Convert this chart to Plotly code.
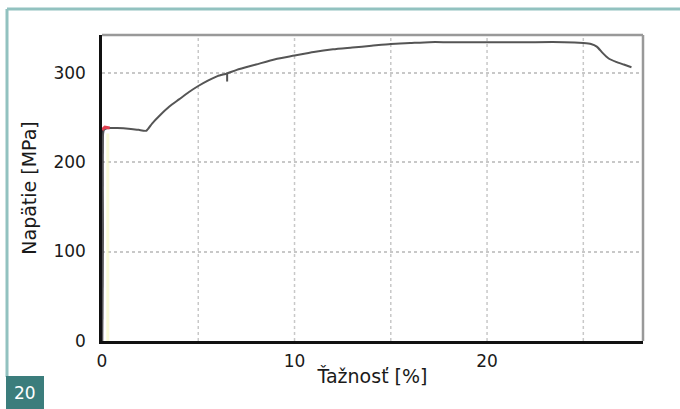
import plotly.graph_objects as go

# Stress-strain curve
strain = [0, 0.05, 0.1, 0.3, 0.8, 1.5, 1.9, 2.3, 2.6, 3.0, 3.5, 4.0, 4.5, 5.0, 5.5,
          6.0, 6.5, 7.0, 8.0, 9.0, 10.0, 11.0, 12.0, 13.0, 14.0, 15.0, 16.0, 17.0,
          18.0, 20.0, 22.0, 24.0, 25.0, 25.4, 25.7, 26.0, 26.3, 26.7, 27.1, 27.5]
stress = [0, 120, 236, 238, 238, 237, 236, 235, 243, 252, 262, 270, 278, 285, 291,
          296, 299, 303, 309, 315, 319, 323, 326, 328, 330, 332, 333, 334,
          334, 334, 334, 334, 333, 332, 329, 322, 316, 312, 309, 306]

glitch_x = [6.5, 6.5]
glitch_y = [300, 290]

yield_x = [0.0, 0.15, 0.4]
yield_y = [236, 239, 238]

elastic_x = [0.3, 0.3]
elastic_y = [0, 232]

x_ticks = [0, 10, 20]
y_ticks = [0, 100, 200, 300]
x_grid = [0, 5, 10, 15, 20, 25]

W, H = 680, 409
ML, MR, MT, MB = 102, 37, 35, 68
PW, PH = W - ML - MR, H - MT - MB


def px(x):
    return (x - ML) / PW


def py(y):
    return (H - MB - y) / PH


fig = go.Figure()
fig.add_trace(go.Scatter(x=elastic_x, y=elastic_y, mode="lines",
                         line=dict(color="rgba(245,248,190,0.6)", width=3),
                         hoverinfo="skip"))
fig.add_trace(go.Scatter(x=[0, 0.02], y=[0, 236], mode="lines",
                         line=dict(color="#222", width=2.5)))
fig.add_trace(go.Scatter(x=strain, y=stress, mode="lines",
                         line=dict(color="#555", width=2, shape="spline", smoothing=0.6)))
fig.add_trace(go.Scatter(x=glitch_x, y=glitch_y, mode="lines",
                         line=dict(color="#555", width=2)))
fig.add_trace(go.Scatter(x=yield_x, y=yield_y, mode="lines",
                         line=dict(color="#e04050", width=3)))

shapes = []
# vertical grid lines every 5 %
for gx in x_grid[1:]:
    shapes.append(dict(type="line", xref="x", yref="paper", x0=gx, x1=gx, y0=0, y1=1,
                       line=dict(color="#c8c8c8", width=1.5, dash="dot"), layer="below"))
# frame: top & right grey
shapes.append(dict(type="line", xref="paper", yref="paper", x0=0, x1=1, y0=1, y1=1,
                   line=dict(color="#999", width=2.5)))
shapes.append(dict(type="line", xref="paper", yref="paper", x0=1, x1=1, y0=0, y1=1,
                   line=dict(color="#999", width=2.5)))
# teal outer border
shapes.append(dict(type="line", xref="paper", yref="paper", x0=px(7), x1=px(680),
                   y0=py(9), y1=py(9), line=dict(color="#92c2c0", width=3)))
shapes.append(dict(type="line", xref="paper", yref="paper", x0=px(7), x1=px(7),
                   y0=py(9), y1=py(377), line=dict(color="#92c2c0", width=3)))
# page number box
shapes.append(dict(type="rect", xref="paper", yref="paper", x0=px(6), x1=px(44),
                   y0=py(376), y1=py(409), fillcolor="#3b7d7c", line=dict(width=0)))

FONT = "DejaVu Sans, Liberation Sans, Arial, sans-serif"

fig.update_layout(
    width=W, height=H,
    margin=dict(l=ML, r=MR, t=MT, b=MB),
    paper_bgcolor="white", plot_bgcolor="white",
    showlegend=False,
    shapes=shapes,
    font=dict(family=FONT, size=17, color="#1a1a1a"),
    annotations=[dict(text="20", xref="paper", yref="paper", x=px(25), y=py(393),
                      xanchor="center", yanchor="middle",
                      showarrow=False, font=dict(color="white", size=17, family=FONT))],
    xaxis=dict(range=[0, 28.1], tickvals=x_ticks, showgrid=False, zeroline=False,
               showline=True, linecolor="#111", linewidth=2.5, ticks="",
               ticklabelstandoff=3,
               title=dict(text="Ťažnosť [%]", standoff=0,
                          font=dict(family=FONT, size=19, color="#1a1a1a")),
               fixedrange=True),
    yaxis=dict(range=[0, 342], tickvals=y_ticks, showgrid=True, gridcolor="#c8c8c8",
               griddash="dot", gridwidth=1.5, zeroline=False,
               showline=True, linecolor="#111", linewidth=2.5, ticks="",
               ticklabelstandoff=10,
               title=dict(text="Napätie [MPa]", standoff=12,
                          font=dict(family=FONT, size=19, color="#1a1a1a")),
               fixedrange=True),
)

fig.write_html("out.html", post_script="document.body.style.margin='0';",
               config={"displayModeBar": False})
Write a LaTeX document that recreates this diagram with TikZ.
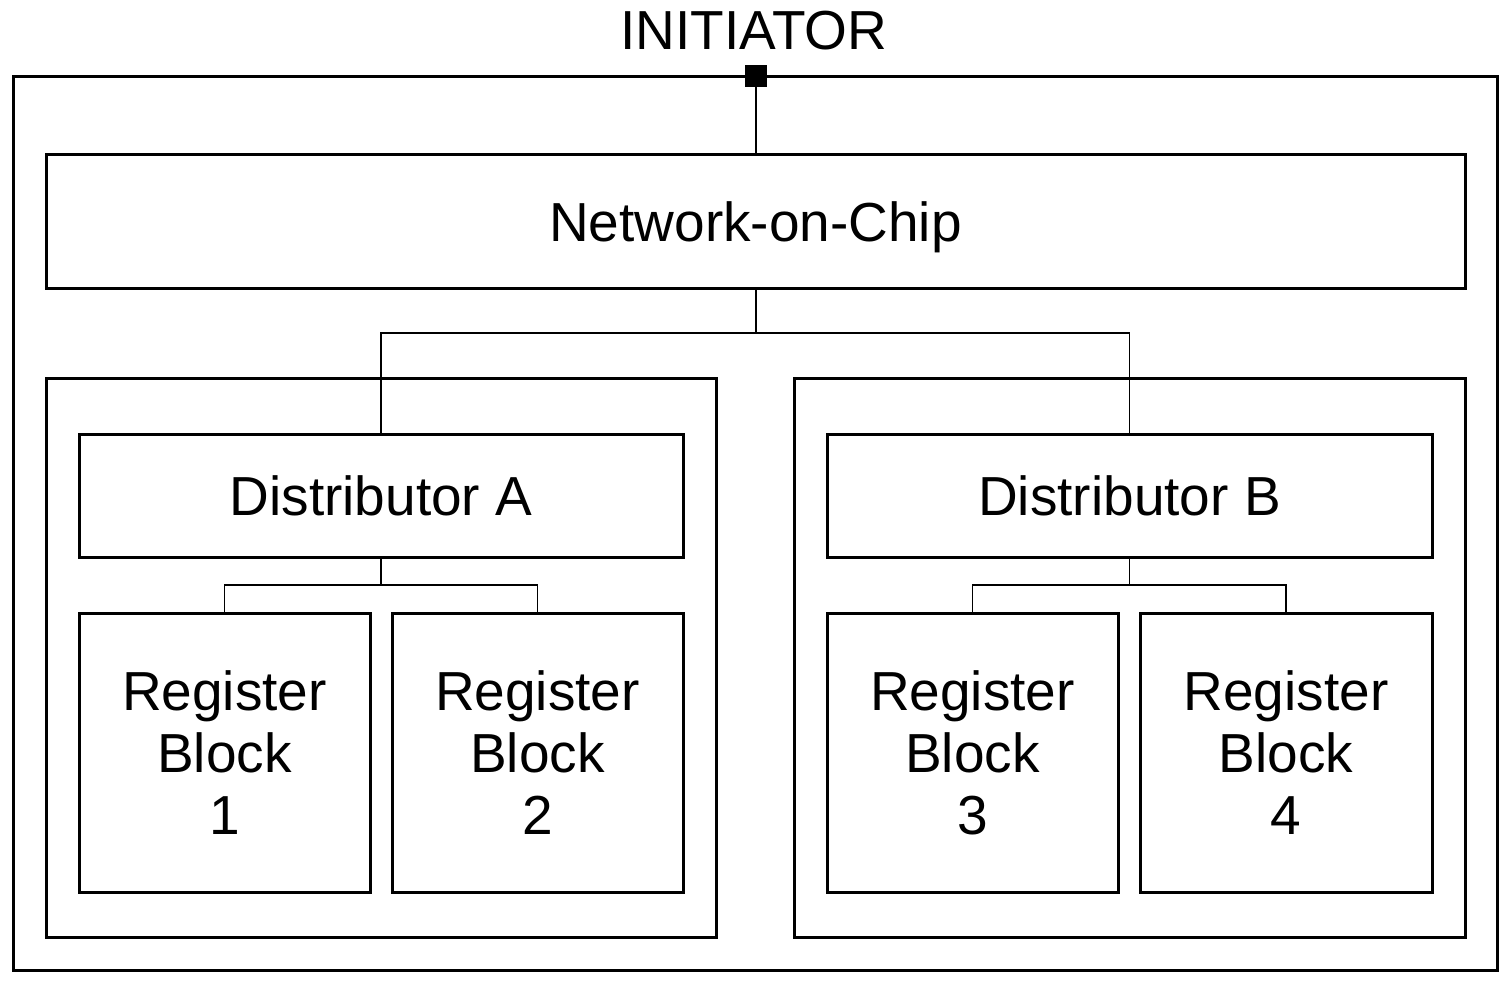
\documentclass[tikz,border=0pt]{standalone}
\usepackage{fontspec}
\setmainfont{Liberation Sans}
\newcommand\mybox[7][]{\node[box, #1, minimum width={(#5-#3)*0.5pt}, minimum height={(#6-#4)*0.5pt}] (#2) at ({(#3+#5)/2},{(#4+#6)/2}) {#7};}
\begin{document}
\begin{tikzpicture}[x=0.5pt,y=-0.5pt,
  box/.style={draw, line width=1.5pt, rectangle, inner sep=0pt, align=center,
    font=\fontsize{27.5}{31}\selectfont},
  wire/.style={line width=0.6pt},
  portsq/.style={fill=black, draw=none, rectangle, inner sep=0pt, minimum size=11pt}]
\useasboundingbox (0,0) rectangle (1510,984);
\mybox{outer}{13}{77}{1497}{970}{}
\mybox[text depth=0pt]{noc}{46}{155}{1465}{289}{Network-on-Chip}
\mybox{contA}{46}{378}{716}{937}{}
\mybox{contB}{794}{378}{1465}{937}{}
\mybox{distA}{79}{434}{683}{557}{Distributor A}
\mybox{distB}{827}{434}{1432}{557}{Distributor B}
\mybox{rb1}{79}{613}{370}{892}{Register\\Block\\1}
\mybox{rb2}{392}{613}{683}{892}{Register\\Block\\2}
\mybox{rb3}{827}{613}{1118}{892}{Register\\Block\\3}
\mybox{rb4}{1140}{613}{1432}{892}{Register\\Block\\4}
\node[portsq] (port) at (756,76) {};
\node[anchor=base, inner sep=0pt, font=\fontsize{27.5}{31}\selectfont] (init) at (754,50) {INITIATOR};
\coordinate (nocbus) at (756,333);
\coordinate (busA) at (381,585);
\coordinate (busB) at (1129.5,585);
\draw[wire] (port.south) -- (port.south |- noc.north);
\draw[wire] (noc.south -| nocbus) -- (nocbus);
\draw[wire] (distA.north) |- (nocbus) -| (distB.north);
\draw[wire] (distA.south) -- (busA);
\draw[wire] (rb1.north) |- (busA) -| (rb2.north);
\draw[wire] (distB.south) -- (busB);
\draw[wire] (rb3.north) |- (busB) -| (rb4.north);
\end{tikzpicture}
\end{document}
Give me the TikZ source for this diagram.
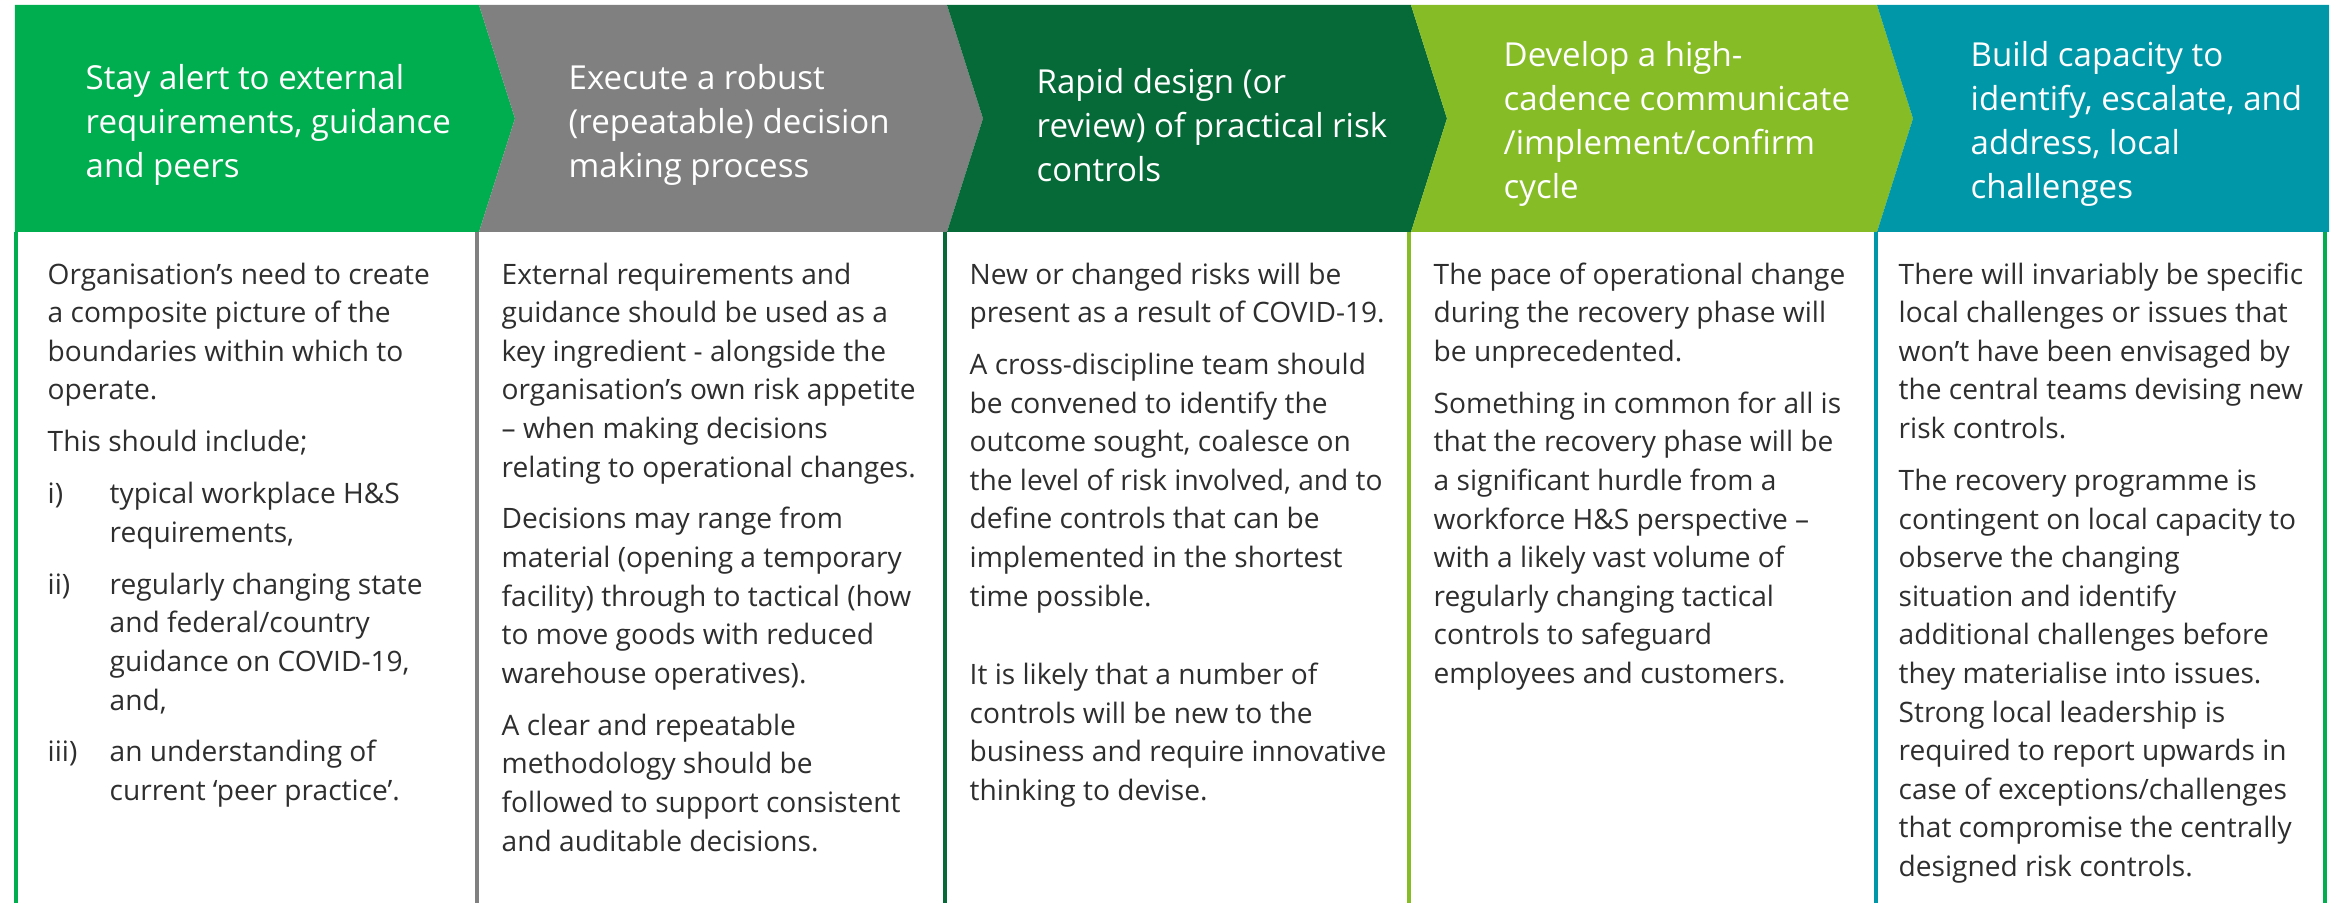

**EXERCISE DESCRIPTION**
Output all the records, word for word, with no pictures in the copy.

**TASK OUTPUT**
Convert this chart to Plotly code.
import plotly.graph_objects as go

# Stress-strain curve
strain = [0, 0.05, 0.1, 0.3, 0.8, 1.5, 1.9, 2.3, 2.6, 3.0, 3.5, 4.0, 4.5, 5.0, 5.5,
          6.0, 6.5, 7.0, 8.0, 9.0, 10.0, 11.0, 12.0, 13.0, 14.0, 15.0, 16.0, 17.0,
          18.0, 20.0, 22.0, 24.0, 25.0, 25.4, 25.7, 26.0, 26.3, 26.7, 27.1, 27.5]
stress = [0, 120, 236, 238, 238, 237, 236, 235, 243, 252, 262, 270, 278, 285, 291,
          296, 299, 303, 309, 315, 319, 323, 326, 328, 330, 332, 333, 334,
          334, 334, 334, 334, 333, 332, 329, 322, 316, 312, 309, 306]

glitch_x = [6.5, 6.5]
glitch_y = [300, 290]

yield_x = [0.0, 0.15, 0.4]
yield_y = [236, 239, 238]

elastic_x = [0.3, 0.3]
elastic_y = [0, 232]

x_ticks = [0, 10, 20]
y_ticks = [0, 100, 200, 300]
x_grid = [0, 5, 10, 15, 20, 25]

W, H = 680, 409
ML, MR, MT, MB = 102, 37, 35, 68
PW, PH = W - ML - MR, H - MT - MB


def px(x):
    return (x - ML) / PW


def py(y):
    return (H - MB - y) / PH


fig = go.Figure()
fig.add_trace(go.Scatter(x=elastic_x, y=elastic_y, mode="lines",
                         line=dict(color="rgba(245,248,190,0.6)", width=3),
                         hoverinfo="skip"))
fig.add_trace(go.Scatter(x=[0, 0.02], y=[0, 236], mode="lines",
                         line=dict(color="#222", width=2.5)))
fig.add_trace(go.Scatter(x=strain, y=stress, mode="lines",
                         line=dict(color="#555", width=2, shape="spline", smoothing=0.6)))
fig.add_trace(go.Scatter(x=glitch_x, y=glitch_y, mode="lines",
                         line=dict(color="#555", width=2)))
fig.add_trace(go.Scatter(x=yield_x, y=yield_y, mode="lines",
                         line=dict(color="#e04050", width=3)))

shapes = []
# vertical grid lines every 5 %
for gx in x_grid[1:]:
    shapes.append(dict(type="line", xref="x", yref="paper", x0=gx, x1=gx, y0=0, y1=1,
                       line=dict(color="#c8c8c8", width=1.5, dash="dot"), layer="below"))
# frame: top & right grey
shapes.append(dict(type="line", xref="paper", yref="paper", x0=0, x1=1, y0=1, y1=1,
                   line=dict(color="#999", width=2.5)))
shapes.append(dict(type="line", xref="paper", yref="paper", x0=1, x1=1, y0=0, y1=1,
                   line=dict(color="#999", width=2.5)))
# teal outer border
shapes.append(dict(type="line", xref="paper", yref="paper", x0=px(7), x1=px(680),
                   y0=py(9), y1=py(9), line=dict(color="#92c2c0", width=3)))
shapes.append(dict(type="line", xref="paper", yref="paper", x0=px(7), x1=px(7),
                   y0=py(9), y1=py(377), line=dict(color="#92c2c0", width=3)))
# page number box
shapes.append(dict(type="rect", xref="paper", yref="paper", x0=px(6), x1=px(44),
                   y0=py(376), y1=py(409), fillcolor="#3b7d7c", line=dict(width=0)))

FONT = "DejaVu Sans, Liberation Sans, Arial, sans-serif"

fig.update_layout(
    width=W, height=H,
    margin=dict(l=ML, r=MR, t=MT, b=MB),
    paper_bgcolor="white", plot_bgcolor="white",
    showlegend=False,
    shapes=shapes,
    font=dict(family=FONT, size=17, color="#1a1a1a"),
    annotations=[dict(text="20", xref="paper", yref="paper", x=px(25), y=py(393),
                      xanchor="center", yanchor="middle",
                      showarrow=False, font=dict(color="white", size=17, family=FONT))],
    xaxis=dict(range=[0, 28.1], tickvals=x_ticks, showgrid=False, zeroline=False,
               showline=True, linecolor="#111", linewidth=2.5, ticks="",
               ticklabelstandoff=3,
               title=dict(text="Ťažnosť [%]", standoff=0,
                          font=dict(family=FONT, size=19, color="#1a1a1a")),
               fixedrange=True),
    yaxis=dict(range=[0, 342], tickvals=y_ticks, showgrid=True, gridcolor="#c8c8c8",
               griddash="dot", gridwidth=1.5, zeroline=False,
               showline=True, linecolor="#111", linewidth=2.5, ticks="",
               ticklabelstandoff=10,
               title=dict(text="Napätie [MPa]", standoff=12,
                          font=dict(family=FONT, size=19, color="#1a1a1a")),
               fixedrange=True),
)

fig.write_html("out.html", post_script="document.body.style.margin='0';",
               config={"displayModeBar": False})
Write a LaTeX document that recreates this diagram with TikZ.
\documentclass[tikz,border=0pt]{standalone}
\usepackage{fontspec}
\setmainfont{Liberation Sans}
\newcommand\mybox[7][]{\node[box, #1, minimum width={(#5-#3)*0.5pt}, minimum height={(#6-#4)*0.5pt}] (#2) at ({(#3+#5)/2},{(#4+#6)/2}) {#7};}
\begin{document}
\begin{tikzpicture}[x=0.5pt,y=-0.5pt,
  box/.style={draw, line width=1.5pt, rectangle, inner sep=0pt, align=center,
    font=\fontsize{27.5}{31}\selectfont},
  wire/.style={line width=0.6pt},
  portsq/.style={fill=black, draw=none, rectangle, inner sep=0pt, minimum size=11pt}]
\useasboundingbox (0,0) rectangle (1510,984);
\mybox{outer}{13}{77}{1497}{970}{}
\mybox[text depth=0pt]{noc}{46}{155}{1465}{289}{Network-on-Chip}
\mybox{contA}{46}{378}{716}{937}{}
\mybox{contB}{794}{378}{1465}{937}{}
\mybox{distA}{79}{434}{683}{557}{Distributor A}
\mybox{distB}{827}{434}{1432}{557}{Distributor B}
\mybox{rb1}{79}{613}{370}{892}{Register\\Block\\1}
\mybox{rb2}{392}{613}{683}{892}{Register\\Block\\2}
\mybox{rb3}{827}{613}{1118}{892}{Register\\Block\\3}
\mybox{rb4}{1140}{613}{1432}{892}{Register\\Block\\4}
\node[portsq] (port) at (756,76) {};
\node[anchor=base, inner sep=0pt, font=\fontsize{27.5}{31}\selectfont] (init) at (754,50) {INITIATOR};
\coordinate (nocbus) at (756,333);
\coordinate (busA) at (381,585);
\coordinate (busB) at (1129.5,585);
\draw[wire] (port.south) -- (port.south |- noc.north);
\draw[wire] (noc.south -| nocbus) -- (nocbus);
\draw[wire] (distA.north) |- (nocbus) -| (distB.north);
\draw[wire] (distA.south) -- (busA);
\draw[wire] (rb1.north) |- (busA) -| (rb2.north);
\draw[wire] (distB.south) -- (busB);
\draw[wire] (rb3.north) |- (busB) -| (rb4.north);
\end{tikzpicture}
\end{document}
Give me the TikZ source for this diagram.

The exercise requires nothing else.